Add scraping of BE Press tags to html-metadata node library
Closed, ResolvedPublic

Description

We use the node.js html-metadata library to scrape metadata from webpages. This metadata is then used to generate a citation for the webpage using citoid. Editors can use this citation when they're writing or editing an article on Wikipedia as a reference.

For this you will need to install node and npm: https://www.joyent.com/blog/installing-node-and-npm/.

You will also need to fork the html-metadata library on github: https://help.github.com/articles/fork-a-repo/

BE Press tags are a type of metadata in a webpage that gives information about how to cite the resource. There is a good explanation about them here: https://www.google.com/intl/en/scholar/inclusion.html#indexing

Here's an example of a page with BE Press metadata: view-source:http://uknowledge.uky.edu/upk_african_history/1/

Here's a sample tag from that page:

<meta name="bepress_citation_title" content="South Africa and the World: The Foreign Policy of Apartheid">

You should create a function called exports.parseBEPress in https://github.com/wikimedia/html-metadata/blob/master/lib/index.js that scrapes all the BE Press tags, and creates a javascript object. This object should contain all of the tag names as keys (excluding the bepress_citation prefix) and contains the content of the tag as the value. If there are multiple values for the same tag name, these should be in an Array. You should also register the method in https://github.com/wikimedia/html-metadata/blob/master/index.js

You should also create tests for your new function.

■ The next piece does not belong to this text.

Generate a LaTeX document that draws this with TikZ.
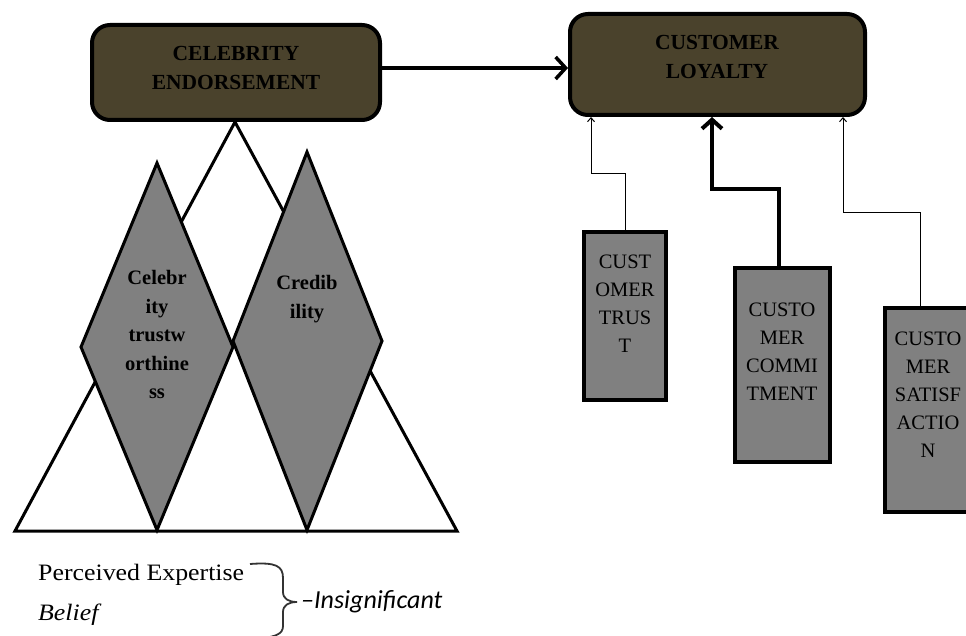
\documentclass[tikz,border=0pt]{standalone}
\usepackage{fontspec}
\setmainfont{Liberation Serif}
\newfontfamily\calibri{Carlito}
\newfontfamily\cambria[FakeStretch=1.1]{Liberation Serif}
\usetikzlibrary{arrows.meta}
\definecolor{boxolive}{RGB}{74,66,44}
\definecolor{boxgray}{RGB}{128,128,128}
\begin{document}
\begin{tikzpicture}[x=1pt,y=-1pt,
  topbox/.style={draw=black, line width=4pt, fill=boxolive, rounded corners=18pt, inner sep=0pt},
  custbox/.style={draw=black, line width=4pt, fill=boxgray, inner sep=0pt},
  toptext/.style={font=\fontsize{21.5}{29}\selectfont\bfseries, align=center, text=black, inner sep=0pt},
  custtext/.style={font=\fontsize{20.5}{28}\selectfont, align=center, text=black, inner sep=0pt},
  diatext/.style={font=\fontsize{20.5}{28.5}\selectfont\bfseries, align=center, text=black, inner sep=0pt},
  figshape/.style={draw=black, line width=3pt, line join=miter},
  mainarrow/.style={line width=3.5pt, -{Straight Barb[length=10pt,width=22pt]}},
  thinarrow/.style={line width=1pt, -{Straight Barb[length=4pt,width=7pt]}},
  thickarrow/.style={line width=4pt, -{Straight Barb[length=9pt,width=20pt]}},
  bottomtext/.style={anchor=base west, inner sep=0pt}
]
\useasboundingbox (0,0) rectangle (966,636);
\clip (0,0) rectangle (966,636);

% triangle and diamonds
\draw[figshape, fill=white] (235,122) -- (15,531) -- (457,531) -- cycle;
\draw[figshape, fill=boxgray] (157,163) -- (233,347) -- (157,530) -- (81,347) -- cycle;
\draw[figshape, fill=boxgray] (307,152) -- (382,341) -- (307,530) -- (233,341) -- cycle;
\node[diatext] (d1text) at (157,334.5) {Celebr\\ity\\trustw\\orthine\\ss};
\node[diatext] (d2text) at (307,299) {Credib\\ility};

% top boxes
\node[topbox, minimum width=288pt, minimum height=95pt] (ce) at (236,72.5) {};
\node[toptext] (cetext) at (236,67.5) {CELEBRITY\\ENDORSEMENT};
\node[topbox, minimum width=295pt, minimum height=101pt] (cl) at (717.5,64.5) {};
\node[toptext] (cltext) at (717,56.5) {CUSTOMER\\LOYALTY};

\draw[mainarrow] ([yshift=4.5pt]ce.east) -- ([yshift=-3.5pt]cl.west);

% customer boxes
\node[custbox, minimum width=82pt, minimum height=168pt] (ct) at (625,316) {};
\node[custtext] (cttext) at (625,303.5) {CUST\\OMER\\TRUS\\T};
\node[custbox, minimum width=95pt, minimum height=194pt] (cm) at (782.5,365) {};
\node[custtext] (cmtext) at (782,351.5) {CUSTO\\MER\\COMMI\\TMENT};
\node[custbox, minimum width=88pt, minimum height=204pt] (cs) at (929,410) {};
\node[custtext] (cstext) at (928,395) {CUSTO\\MER\\SATISF\\ACTIO\\N};

\draw[thinarrow] (ct.north) -- ++(0,-56) -| ([xshift=-126.5pt]cl.south);
\draw[thickarrow] ([xshift=-3.5pt]cm.north) -- ++(0,-77) -| ([xshift=-5.5pt]cl.south);
\draw[thinarrow] ([xshift=-9pt]cs.north) -- ++(0,-93) -| ([xshift=125.5pt]cl.south);

% bottom legend
\node[bottomtext, font=\cambria\fontsize{23.5}{28}\selectfont] (pe) at (38,580) {Perceived Expertise};
\node[bottomtext, font=\cambria\itshape\fontsize{23.5}{28}\selectfont] (bel) at (38,620) {Belief};
\node[bottomtext, font=\calibri\itshape\fontsize{26}{30}\selectfont] (ins) at (301,608) {–Insignificant};
\draw[line width=1.8pt, black!80] (250,564) .. controls (276,562) and (283,566) .. (283,578) -- (283,592)
  .. controls (283,599) and (289,602) .. (297,602)
  .. controls (289,602) and (283,605) .. (283,612) -- (283,626)
  .. controls (283,634) and (276,638) .. (250,639);
\end{tikzpicture}
\end{document}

You can put tests of a live website in https://github.com/wikimedia/html-metadata/blob/master/test/scraping.js. You can also create tests of a static website in https://github.com/wikimedia/html-metadata/blob/master/test/static.js. You may find it helpful to write these tests early on in writing your function, as they will help you verify your function is working correctly. Tests can be run by doing

npm test